● PROBLEM DETAILS: Show each line of the data below that has the string "chart" in it.

================================

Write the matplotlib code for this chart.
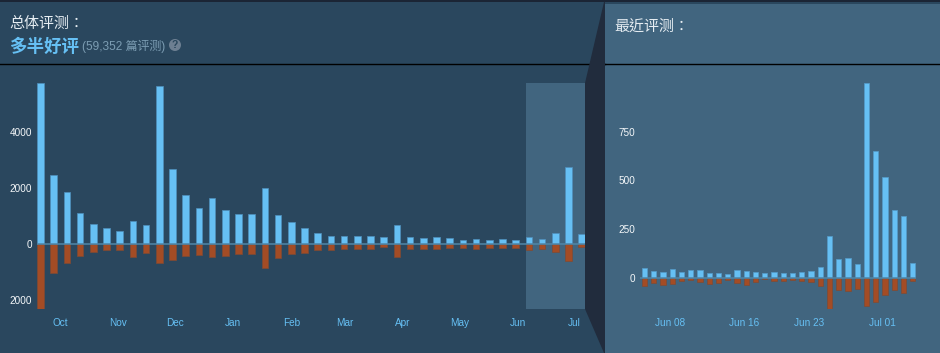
import matplotlib
matplotlib.use("Agg")
import matplotlib.pyplot as plt
import pandas as pd
from matplotlib.patches import Polygon, Rectangle, Circle

plt.rcParams['font.family'] = ['Liberation Sans', 'Noto Sans CJK TC', 'DejaVu Sans']

# overall reviews, one bar per week
all_up = [5770, 2470, 1875, 1100, 705, 585, 455, 835, 670, 5660, 2675, 1745, 1300, 1660, 1210, 1090, 1090, 2020, 1050, 790, 585,
          405, 275, 285, 275, 285, 240, 690, 265, 200, 235, 200, 160, 170, 160, 190, 150, 250, 180, 405, 2760, 370]
all_down = [-2330, -1050, -690, -420, -300, -215, -200, -450, -330, -680, -585, -430, -395, -450, -430, -370, -360, -860, -500, -360, -310,
            -215, -200, -190, -180, -180, -110, -465, -180, -180, -170, -130, -140, -170, -130, -130, -130, -200, -180, -270, -620, -110]
all_dates = pd.date_range("2018-09-20 18:00", periods=42, freq="7D")
all_ticks = ["2018-10-01", "2018-11-01", "2018-12-01", "2019-01-01", "2019-02-01", "2019-03-01", "2019-04-01", "2019-05-01", "2019-06-01", "2019-07-01"]
all_tick_labels = ["Oct", "Nov", "Dec", "Jan", "Feb", "Mar", "Apr", "May", "Jun", "Jul"]
all_yticks = [-2000, 0, 2000, 4000]
all_ylabels = ["2000", "0", "2000", "4000"]

# recent reviews, one bar per day
recent_up = [50, 36, 29, 48, 31, 43, 39, 26, 26, 19, 39, 36, 29, 26, 29, 26,
             26, 32, 38, 58, 214, 96, 104, 74, 1000, 650, 516, 350, 316, 75]
recent_down = [-39, -26, -36, -29, -15, -9, -20, -29, -24, -9, -26, -36, -20, -7, -14, -17,
               -10, -17, -20, -39, -160, -63, -68, -56, -144, -123, -89, -60, -79, -15]
recent_dates = pd.date_range("2019-06-05 06:00", periods=30, freq="1D")
recent_ticks = ["2019-06-08", "2019-06-16", "2019-06-23", "2019-07-01"]
recent_tick_labels = ["Jun 08", "Jun 16", "Jun 23", "Jul 01"]
recent_yticks = [0, 250, 500, 750]

W, H = 940, 353
LEFT_BG = "#2a475e"
RIGHT_BG = "#41657f"
DARK = "#212c3d"
UP = "#66c0f4"
DOWN = "#a34c25"
ZERO = "#4f86a8"


def px_axes(x0, y0, x1, y1):
    # axes from pixel box, y measured from the top
    return fig.add_axes([x0 / W, 1 - y1 / H, (x1 - x0) / W, (y1 - y0) / H])


def style_axes(ax):
    ax.patch.set_alpha(0)
    for s in ax.spines.values():
        s.set_visible(False)
    ax.axhline(0, color=ZERO, lw=1.1, zorder=5)
    ax.tick_params(axis='y', length=0, pad=3.5, labelsize=7.2, labelcolor="#f4f7f9")
    ax.tick_params(axis='x', length=0, pad=6.5, labelsize=7.2, labelcolor="#66c0f4")


fig = plt.figure(figsize=(W / 100, H / 100), dpi=100, facecolor=LEFT_BG)

# backgrounds and headers in pixel coordinates
bg = fig.add_axes([0, 0, 1, 1])
bg.set_xlim(0, W)
bg.set_ylim(H, 0)
bg.axis("off")
bg.add_patch(Rectangle((0, 0), W, 2, color="#1b2535", lw=0))
bg.add_patch(Rectangle((605, 4), W - 605, H - 4, color=RIGHT_BG, lw=0))
bg.plot([0, 605], [64, 64], color="#000000", lw=1)
bg.plot([605, W], [64, 64], color="#000000", lw=1)
bg.add_patch(Polygon([(604, 2), (605, 2), (605, H), (604, H), (585, 309), (585, 83)], color=DARK, lw=0, zorder=3))

bg.text(9.5, 23.5, "总体评测：", color="#e6edf2", fontsize=10.8, va="center", ha="left")
bg.text(614.5, 26.5, "最近评测：", color="#e6edf2", fontsize=10.8, va="center", ha="left")
bg.text(9.5, 46, "多半好评", color=UP, fontsize=12.6, fontweight="bold", va="center", ha="left")
bg.text(82, 46, "(59,352 篇评测)", color="#7c9db3", fontsize=8.6, va="center", ha="left")
bg.add_patch(Circle((175, 45), 6, color="#6d7f92", lw=0))
bg.text(175, 45, "?", color="#2a475e", fontsize=7.5, fontweight="bold", va="center", ha="center")

# overall chart
ax1 = px_axes(37, 83, 585, 309)
style_axes(ax1)
days_per_px = 7 / 13.2
ax1_end = all_dates[0] + pd.Timedelta(days=544.5 * days_per_px)
ax1.axvspan(pd.Timestamp("2019-06-05"), ax1_end, color=RIGHT_BG, lw=0, zorder=0)
ax1.bar(all_dates, all_up, width=3.4, color=UP, edgecolor="#4f8fbb", lw=0.5, zorder=2)
ax1.bar(all_dates, all_down, width=3.4, color=DOWN, edgecolor="#7f4a33", lw=0.5, zorder=2)
ax1.set_xlim(all_dates[0] - pd.Timedelta(days=3.5 * days_per_px), ax1_end)
ax1.set_ylim(-2330, 5770)
ax1.set_xticks(pd.to_datetime(all_ticks))
ax1.set_xticklabels(all_tick_labels)
ax1.set_yticks(all_yticks)
ax1.set_yticklabels(all_ylabels)

# recent chart
ax2 = px_axes(640, 83, 916, 309)
style_axes(ax2)
day_px = 9.25
ax2.bar(recent_dates, recent_up, width=0.58, color=UP, edgecolor="#559cc9", lw=0.5, zorder=2)
ax2.bar(recent_dates, recent_down, width=0.58, color=DOWN, edgecolor="#7f4a33", lw=0.5, zorder=2)
ax2.set_xlim(recent_dates[0] - pd.Timedelta(days=4.5 / day_px), recent_dates[0] + pd.Timedelta(days=271.5 / day_px))
ax2.set_ylim(-159, 1000)
ax2.set_xticks(pd.to_datetime(recent_ticks))
ax2.set_xticklabels(recent_tick_labels)
ax2.set_yticks(recent_yticks)
ax2.set_yticklabels([str(v) for v in recent_yticks])

fig.savefig("out.png", dpi=100, facecolor=LEFT_BG)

================================

● PROBLEM SOLUTION:
Write the matplotlib code for this chart.
# overall chart
# recent chart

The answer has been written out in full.